On February 3rd, Rebel Tramp released his latest EP Intra Dimensional Frequencies, and let me just say that’s it’s a psychedelic trip on steroids! He wrote the EP last year for the Lights And Lines Album Writing Club, a community event in which more than 50 artists signed up for the challenge of writing and recording an album or EP in a month. The brain child of Brighton, UK-based Mike Five, a guitarist, podcaster, and curator of the Off The Record Independent Music Festival, Lights And Lines is a music collective and independent record label whose mission is “to share new and exciting music from the underground with music lovers everywhere.”

Rebel Tramp decided to take part in the competition to – in his own words – “be my weirdest self“, and Intra Dimensional Frequencies was the result. The EP depicts a phantasmagorical songwriting journey, overflowing with wild experimentation and reflecting a strong desire to expand his creative boundaries to their fullest. Well, he achieved that and quite a bit more. Intra Dimensional Frequencies went on to win ‘Best EP’ in the competition, and was later released through the Lights And Lines label.

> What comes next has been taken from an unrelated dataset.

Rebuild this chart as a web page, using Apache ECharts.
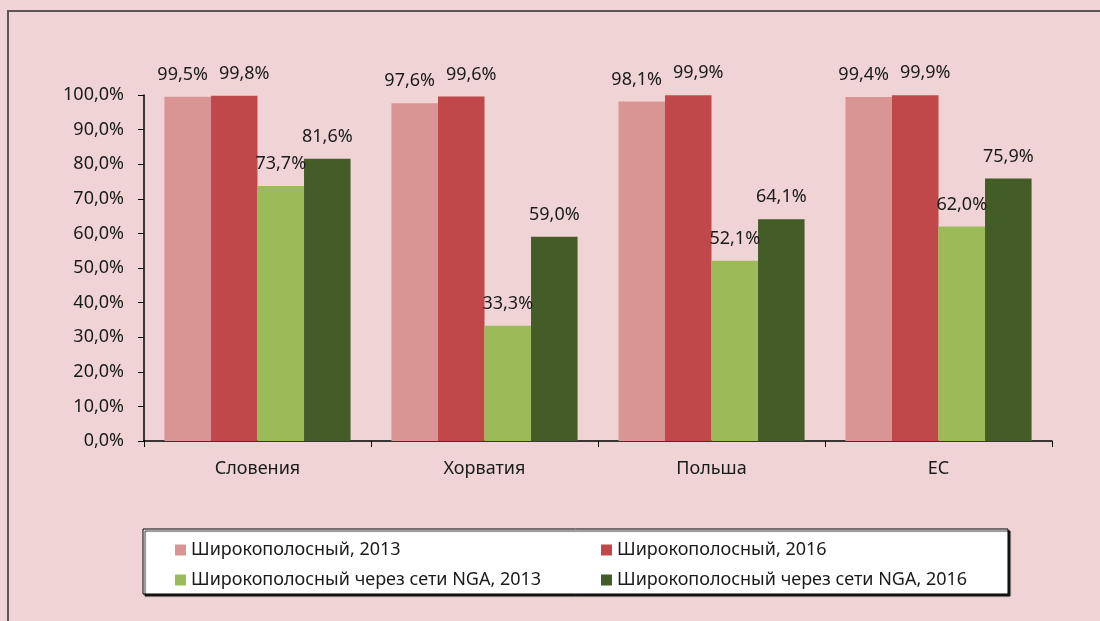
<!DOCTYPE html>
<html>
<head>
<meta charset="utf-8">
<script src="https://cdn.jsdelivr.net/npm/echarts@6/dist/echarts.min.js"></script>
<style>
  html, body { margin: 0; padding: 0; background: #f0d4d5; }
  #chart { width: 1100px; height: 621px; }
</style>
</head>
<body>
<div id="chart"></div>
<script>
const categories = ['Словения', 'Хорватия', 'Польша', 'ЕС'];
const seriesNames = [
  'Широкополосный, 2013',
  'Широкополосный, 2016',
  'Широкополосный через сети NGA, 2013',
  'Широкополосный через сети NGA, 2016'
];
const broadband2013 = [99.5, 97.6, 98.1, 99.4];
const broadband2016 = [99.8, 99.6, 99.9, 99.9];
const nga2013 = [73.7, 33.3, 52.1, 62.0];
const nga2016 = [81.6, 59.0, 64.1, 75.9];
const colors = ['#d99594', '#c0484a', '#9bbb59', '#435c28'];
// small horizontal nudges, like the spread-out labels in the source
const labelShift = [[-5, 0], [10, 0], [0, 0], [0, 0]];

const chart = echarts.init(document.getElementById('chart'));
const font = 'Noto Sans';
const fmt = v => v.toFixed(1).replace('.', ',') + '%';

const values = [broadband2013, broadband2016, nga2013, nga2016];

chart.setOption({
  backgroundColor: '#f0d4d5',
  textStyle: { fontFamily: font },
  animation: false,
  grid: { left: 144, right: 48, top: 95, bottom: 180 },
  graphic: [
    { type: 'rect', shape: { x: 8, y: 11, width: 1200, height: 700 },
      style: { fill: 'none', stroke: '#5e5656', lineWidth: 2 } },
    { type: 'rect', shape: { x: 143, y: 529, width: 865, height: 65 },
      style: { fill: '#fff', stroke: '#000', lineWidth: 1,
               shadowColor: 'rgba(0,0,0,0.85)', shadowOffsetX: 2, shadowOffsetY: 2, shadowBlur: 1 } }
  ],
  legend: [
    { data: [seriesNames[0], seriesNames[2]], orient: 'vertical', left: 170, top: 536,
      itemWidth: 11, itemHeight: 11, itemGap: 12, icon: 'rect',
      textStyle: { fontSize: 18, color: '#1a1a1a', fontFamily: font } },
    { data: [seriesNames[1], seriesNames[3]], orient: 'vertical', left: 596, top: 536,
      itemWidth: 11, itemHeight: 11, itemGap: 12, icon: 'rect',
      textStyle: { fontSize: 18, color: '#1a1a1a', fontFamily: font } }
  ],
  xAxis: {
    type: 'category', data: categories,
    axisLine: { lineStyle: { color: '#000', width: 1.5 } },
    axisTick: { show: true, length: 6, lineStyle: { color: '#000' } },
    axisLabel: { fontSize: 18, color: '#1a1a1a', margin: 19 }
  },
  yAxis: {
    type: 'value', min: 0, max: 100, interval: 10,
    axisLine: { show: true, lineStyle: { color: '#000', width: 1.5 } },
    axisTick: { show: true, length: 6, lineStyle: { color: '#000' } },
    splitLine: { show: false },
    axisLabel: { fontSize: 18, color: '#1a1a1a', margin: 20, formatter: fmt }
  },
  series: values.map((vals, i) => ({
    name: seriesNames[i], type: 'bar', data: vals,
    itemStyle: { color: colors[i] },
    barGap: '0%', barCategoryGap: '18%',
    label: { show: true, position: 'top', distance: 13, fontSize: 18, color: '#1a1a1a',
             offset: labelShift[i], formatter: p => fmt(p.value) }
  }))
});
</script>
</body>
</html>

Most of the tracks are instrumental-only, with sci-fi themed titles like “Deep Space Blues”, “Intergalactic Spies”, “Robotic Fantasy” and “Funky Jupiter”. The lone track with vocals is “Deep Space Blues“, where Rebel Tramp reminds me a bit of Dan Auerbach (of The Black Keys and The Arcs), as he sings “There’s a place in deep space, where the roses are red./ I’m gonna sing my blues away.” Musically, the track is a languid bluesy number highlighted by a dramatic mix of tortured psychedelic riffs, gnarly blues guitar runs, sharp percussion and feedback-infused synths.

Intergalactic Spies” sounds like it was recorded at a jam session in heaven between Albert King, Frank Zappa and Jimi Hendrix. Rebel Tramp’s double-barreled fusillade of wobbly blues and screaming psychedelic guitars are truly a thing of wonder, layered over a bed of crushing bass and accompanied by smashing drumbeats. “Robotic Fantasy” lives up to its title, with droning industrial synths, discordant guitars, electronically-generated and otherworldly robot-like vocal sounds, and an abundance of snappy drums and crashing cymbals.

On “Funky Jupiter“, Rebel Tramp uses a colorful mix of skittering keyboards, wobbly guitar notes, funky bass, assertive percussion and lots of fuzzy reverb to create a somewhat chaotic soundscape, though he ends things on a gentle, atmospheric note in the outro. “Same Channel” is perhaps the most melodic of all the tracks, with a wonderful soulful groove, highlighted by glittery spacy synths and dual funky and bluesy guitars layered over an assertive drumbeat.

The final track “Wavetashia“, which was the first single released in advance of the EP, is described by Rebel Tramp as “a psychedelic, blues rock electronic rollercoaster we must be this tall to ride‘”. The powerful combination of crunchy synths, wailing psychedelic guitars, deep throbbing bass, snappy drums and otherworldly female vocals create a euphoric and trippy soundscape. The video he created for the track, using royalty-free video clips from Cottonbros, Koolshooters and Pavel Danilyuk, shows an array of glamorous people getting lost in the music being spun by a DJ.

Intra Dimensional Frequencies is a superb EP, and a testament to the impressive creativity, imagination and skillful musicianship of Bob Prince – aka Rebel Tramp. I’m confident we’ll be hearing more great, innovative musical creations from him in the future.